> [Data excerpt]:
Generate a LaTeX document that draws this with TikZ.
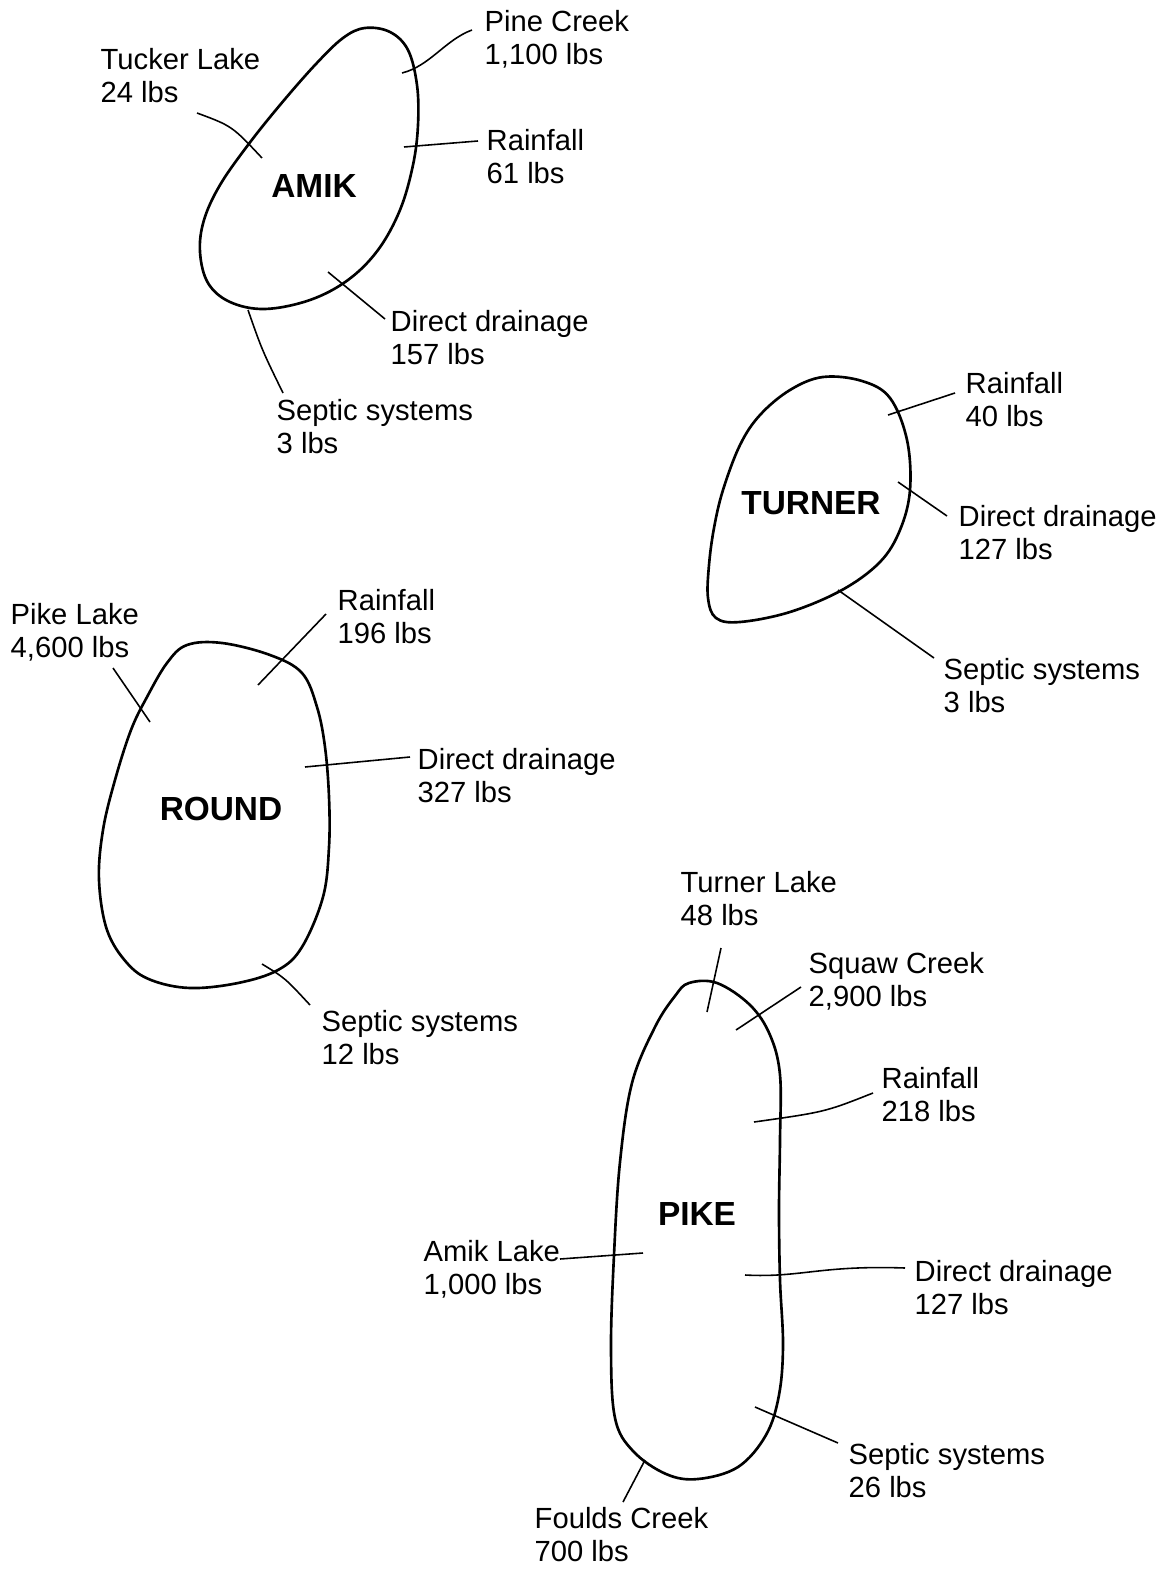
\documentclass[tikz,border=0pt]{standalone}
\usepackage{fontspec}
\setmainfont{Liberation Sans}
\usetikzlibrary{positioning, calc}

\begin{document}
\begin{tikzpicture}[
            x=0.01cm, y=-0.01cm,
            lake/.style={line width=0.75pt, line join=round},
            feed/.style={line width=0.45pt},
            src/.style={anchor=north west, inner sep=0pt, align=left, font=\fontsize{8.3}{9.4}\selectfont},
            lakename/.style={inner sep=0pt, font=\fontsize{9.5}{11}\selectfont\bfseries},
        ]
            \useasboundingbox (0,0) rectangle (1166,1570);

            \draw[lake] plot[smooth cycle, tension=0.6] coordinates {
                (365,28) (390,32) (408,50) (417,85) (418,125) (413,165) (400,210)
                (378,250) (348,280) (310,300) (265,309) (230,302) (208,283)
                (200,252) (204,220) (220,185) (248,145) (280,105) (315,65) (343,38)};
            \node[lakename] (amik) at (314,186) {AMIK};
            \node[src] (tucker) at (100,48) {Tucker Lake\\24 lbs};
            \node[src] (pine) at (484,10) {Pine Creek\\1,100 lbs};
            \node[src] (amikrain) at (486,129) {Rainfall\\61 lbs};
            \node[src] (amikdd) at (390,310) {Direct drainage\\157 lbs};
            \node[src] (amiksep) at (276,399) {Septic systems\\3 lbs};
            \coordinate (amik-tucker) at (262,158);
            \coordinate (amik-pine) at (402,73);
            \coordinate (amik-rain) at (404,147);
            \coordinate (amik-dd) at (328,272);
            \coordinate (amik-sep) at (248,310);
            \draw[feed] ($(tucker.north west)+(97,65)$) .. controls (232,126) .. (amik-tucker);
            \draw[feed] ($(pine.north west)+(-12,20)$) .. controls (445,40) and (430,66) .. (amik-pine);
            \draw[feed] ($(amikrain.north west)+(-8,12)$) -- (amik-rain);
            \draw[feed] ($(amikdd.north west)+(-5,9)$) -- (amik-dd);
            \draw[feed] ($(amiksep.north west)+(7,-6)$) .. controls (262,350) .. (amik-sep);

            \draw[lake] plot[smooth cycle, tension=0.6] coordinates {
                (823,377) (862,381) (890,398) (907,440) (910,490) (900,530)
                (880,562) (842,590) (790,612) (740,622) (716,618) (708,598)
                (709,565) (714,528) (723,490) (740,445) (760,415) (790,390)};
            \node[lakename] (turner) at (811,503) {TURNER};
            \node[src] (turnrain) at (965,372) {Rainfall\\40 lbs};
            \node[src] (turndd) at (958,505) {Direct drainage\\127 lbs};
            \node[src] (turnsep) at (943,658) {Septic systems\\3 lbs};
            \coordinate (turn-rain) at (888,415);
            \coordinate (turn-dd) at (898,482);
            \coordinate (turn-sep) at (838,590);
            \draw[feed] ($(turnrain.north west)+(-10,21)$) -- (turn-rain);
            \draw[feed] ($(turndd.north west)+(-11,11)$) -- (turn-dd);
            \draw[feed] ($(turnsep.north west)+(-9,0)$) -- (turn-sep);

            \draw[lake] plot[smooth cycle, tension=0.6] coordinates {
                (187,645) (222,643) (270,655) (302,673) (317,707) (325,747)
                (329,797) (329,847) (323,897) (302,947) (278,970) (238,983)
                (190,988) (151,980) (127,963) (107,930) (99,880) (103,830)
                (115,780) (131,730) (147,697) (167,663)};
            \node[lakename] (round) at (221,809) {ROUND};
            \node[src] (pikelake) at (10,603) {Pike Lake\\4,600 lbs};
            \node[src] (roundrain) at (337,589) {Rainfall\\196 lbs};
            \node[src] (rounddd) at (417,748) {Direct drainage\\327 lbs};
            \node[src] (roundsep) at (321,1010) {Septic systems\\12 lbs};
            \coordinate (round-pike) at (150,722);
            \coordinate (round-rain) at (258,685);
            \coordinate (round-dd) at (305,767);
            \coordinate (round-sep) at (262,964);
            \draw[feed] ($(pikelake.north west)+(103,65)$) -- (round-pike);
            \draw[feed] ($(roundrain.north west)+(-11,25)$) -- (round-rain);
            \draw[feed] ($(rounddd.north west)+(-7,9)$) -- (round-dd);
            \draw[feed] ($(roundsep.north west)+(-11,-5)$) .. controls (285,978) .. (round-sep);

            \draw[lake] plot[smooth cycle, tension=0.6] coordinates {
                (689,983) (717,983) (750,1005) (770,1035) (780,1075) (780,1140)
                (779,1210) (780,1280) (783,1345) (779,1395) (766,1435) (738,1467)
                (698,1479) (666,1474) (633,1451) (615,1418) (611,1348) (614,1255)
                (620,1162) (632,1083) (655,1027) (675,996)};
            \node[lakename] (pike) at (697,1214) {PIKE};
            \node[src] (turnerlake) at (680,871) {Turner Lake\\48 lbs};
            \node[src] (squaw) at (808,952) {Squaw Creek\\2,900 lbs};
            \node[src] (pikerain) at (881,1067) {Rainfall\\218 lbs};
            \node[src] (amiklake) at (423,1240) {Amik Lake\\1,000 lbs};
            \node[src] (pikedd) at (914,1260) {Direct drainage\\127 lbs};
            \node[src] (pikesep) at (848,1443) {Septic systems\\26 lbs};
            \node[src] (foulds) at (534,1507) {Foulds Creek\\700 lbs};
            \coordinate (pike-turner) at (707,1012);
            \coordinate (pike-squaw) at (736,1030);
            \coordinate (pike-rain) at (754,1122);
            \coordinate (pike-amik) at (643,1253);
            \coordinate (pike-dd) at (745,1275);
            \coordinate (pike-sep) at (755,1407);
            \coordinate (pike-foulds) at (645,1460);
            \draw[feed] ($(turnerlake.north west)+(41,77)$) -- (pike-turner);
            \draw[feed] ($(squaw.north west)+(-7,35)$) -- (pike-squaw);
            \draw[feed] ($(pikerain.north west)+(-8,26)$) .. controls (825,1112) .. (pike-rain);
            \draw[feed] ($(amiklake.north west)+(137,19)$) -- (pike-amik);
            \draw[feed] ($(pikedd.north west)+(-9,8)$) .. controls (820,1265) and (800,1278) .. (pike-dd);
            \draw[feed] ($(pikesep.north west)+(-10,0)$) -- (pike-sep);
            \draw[feed] ($(foulds.north west)+(89,-5)$) -- (pike-foulds);
        \end{tikzpicture}
\end{document}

> [What is expected]:
All the lines above are to be reproduced exactly, except the pictures.

> [Written response]:
Generate a LaTeX document that draws this with TikZ.
\documentclass[tikz,border=0pt]{standalone}
\usepackage{fontspec}
\setmainfont{Liberation Sans}
\usetikzlibrary{positioning, calc}

\begin{document}
\begin{tikzpicture}[
            x=0.01cm, y=-0.01cm,
            lake/.style={line width=0.75pt, line join=round},
            feed/.style={line width=0.45pt},
            src/.style={anchor=north west, inner sep=0pt, align=left, font=\fontsize{8.3}{9.4}\selectfont},
            lakename/.style={inner sep=0pt, font=\fontsize{9.5}{11}\selectfont\bfseries},
        ]
            \useasboundingbox (0,0) rectangle (1166,1570);

            \draw[lake] plot[smooth cycle, tension=0.6] coordinates {
                (365,28) (390,32) (408,50) (417,85) (418,125) (413,165) (400,210)
                (378,250) (348,280) (310,300) (265,309) (230,302) (208,283)
                (200,252) (204,220) (220,185) (248,145) (280,105) (315,65) (343,38)};
            \node[lakename] (amik) at (314,186) {AMIK};
            \node[src] (tucker) at (100,48) {Tucker Lake\\24 lbs};
            \node[src] (pine) at (484,10) {Pine Creek\\1,100 lbs};
            \node[src] (amikrain) at (486,129) {Rainfall\\61 lbs};
            \node[src] (amikdd) at (390,310) {Direct drainage\\157 lbs};
            \node[src] (amiksep) at (276,399) {Septic systems\\3 lbs};
            \coordinate (amik-tucker) at (262,158);
            \coordinate (amik-pine) at (402,73);
            \coordinate (amik-rain) at (404,147);
            \coordinate (amik-dd) at (328,272);
            \coordinate (amik-sep) at (248,310);
            \draw[feed] ($(tucker.north west)+(97,65)$) .. controls (232,126) .. (amik-tucker);
            \draw[feed] ($(pine.north west)+(-12,20)$) .. controls (445,40) and (430,66) .. (amik-pine);
            \draw[feed] ($(amikrain.north west)+(-8,12)$) -- (amik-rain);
            \draw[feed] ($(amikdd.north west)+(-5,9)$) -- (amik-dd);
            \draw[feed] ($(amiksep.north west)+(7,-6)$) .. controls (262,350) .. (amik-sep);

            \draw[lake] plot[smooth cycle, tension=0.6] coordinates {
                (823,377) (862,381) (890,398) (907,440) (910,490) (900,530)
                (880,562) (842,590) (790,612) (740,622) (716,618) (708,598)
                (709,565) (714,528) (723,490) (740,445) (760,415) (790,390)};
            \node[lakename] (turner) at (811,503) {TURNER};
            \node[src] (turnrain) at (965,372) {Rainfall\\40 lbs};
            \node[src] (turndd) at (958,505) {Direct drainage\\127 lbs};
            \node[src] (turnsep) at (943,658) {Septic systems\\3 lbs};
            \coordinate (turn-rain) at (888,415);
            \coordinate (turn-dd) at (898,482);
            \coordinate (turn-sep) at (838,590);
            \draw[feed] ($(turnrain.north west)+(-10,21)$) -- (turn-rain);
            \draw[feed] ($(turndd.north west)+(-11,11)$) -- (turn-dd);
            \draw[feed] ($(turnsep.north west)+(-9,0)$) -- (turn-sep);

            \draw[lake] plot[smooth cycle, tension=0.6] coordinates {
                (187,645) (222,643) (270,655) (302,673) (317,707) (325,747)
                (329,797) (329,847) (323,897) (302,947) (278,970) (238,983)
                (190,988) (151,980) (127,963) (107,930) (99,880) (103,830)
                (115,780) (131,730) (147,697) (167,663)};
            \node[lakename] (round) at (221,809) {ROUND};
            \node[src] (pikelake) at (10,603) {Pike Lake\\4,600 lbs};
            \node[src] (roundrain) at (337,589) {Rainfall\\196 lbs};
            \node[src] (rounddd) at (417,748) {Direct drainage\\327 lbs};
            \node[src] (roundsep) at (321,1010) {Septic systems\\12 lbs};
            \coordinate (round-pike) at (150,722);
            \coordinate (round-rain) at (258,685);
            \coordinate (round-dd) at (305,767);
            \coordinate (round-sep) at (262,964);
            \draw[feed] ($(pikelake.north west)+(103,65)$) -- (round-pike);
            \draw[feed] ($(roundrain.north west)+(-11,25)$) -- (round-rain);
            \draw[feed] ($(rounddd.north west)+(-7,9)$) -- (round-dd);
            \draw[feed] ($(roundsep.north west)+(-11,-5)$) .. controls (285,978) .. (round-sep);

            \draw[lake] plot[smooth cycle, tension=0.6] coordinates {
                (689,983) (717,983) (750,1005) (770,1035) (780,1075) (780,1140)
                (779,1210) (780,1280) (783,1345) (779,1395) (766,1435) (738,1467)
                (698,1479) (666,1474) (633,1451) (615,1418) (611,1348) (614,1255)
                (620,1162) (632,1083) (655,1027) (675,996)};
            \node[lakename] (pike) at (697,1214) {PIKE};
            \node[src] (turnerlake) at (680,871) {Turner Lake\\48 lbs};
            \node[src] (squaw) at (808,952) {Squaw Creek\\2,900 lbs};
            \node[src] (pikerain) at (881,1067) {Rainfall\\218 lbs};
            \node[src] (amiklake) at (423,1240) {Amik Lake\\1,000 lbs};
            \node[src] (pikedd) at (914,1260) {Direct drainage\\127 lbs};
            \node[src] (pikesep) at (848,1443) {Septic systems\\26 lbs};
            \node[src] (foulds) at (534,1507) {Foulds Creek\\700 lbs};
            \coordinate (pike-turner) at (707,1012);
            \coordinate (pike-squaw) at (736,1030);
            \coordinate (pike-rain) at (754,1122);
            \coordinate (pike-amik) at (643,1253);
            \coordinate (pike-dd) at (745,1275);
            \coordinate (pike-sep) at (755,1407);
            \coordinate (pike-foulds) at (645,1460);
            \draw[feed] ($(turnerlake.north west)+(41,77)$) -- (pike-turner);
            \draw[feed] ($(squaw.north west)+(-7,35)$) -- (pike-squaw);
            \draw[feed] ($(pikerain.north west)+(-8,26)$) .. controls (825,1112) .. (pike-rain);
            \draw[feed] ($(amiklake.north west)+(137,19)$) -- (pike-amik);
            \draw[feed] ($(pikedd.north west)+(-9,8)$) .. controls (820,1265) and (800,1278) .. (pike-dd);
            \draw[feed] ($(pikesep.north west)+(-10,0)$) -- (pike-sep);
            \draw[feed] ($(foulds.north west)+(89,-5)$) -- (pike-foulds);
        \end{tikzpicture}
\end{document}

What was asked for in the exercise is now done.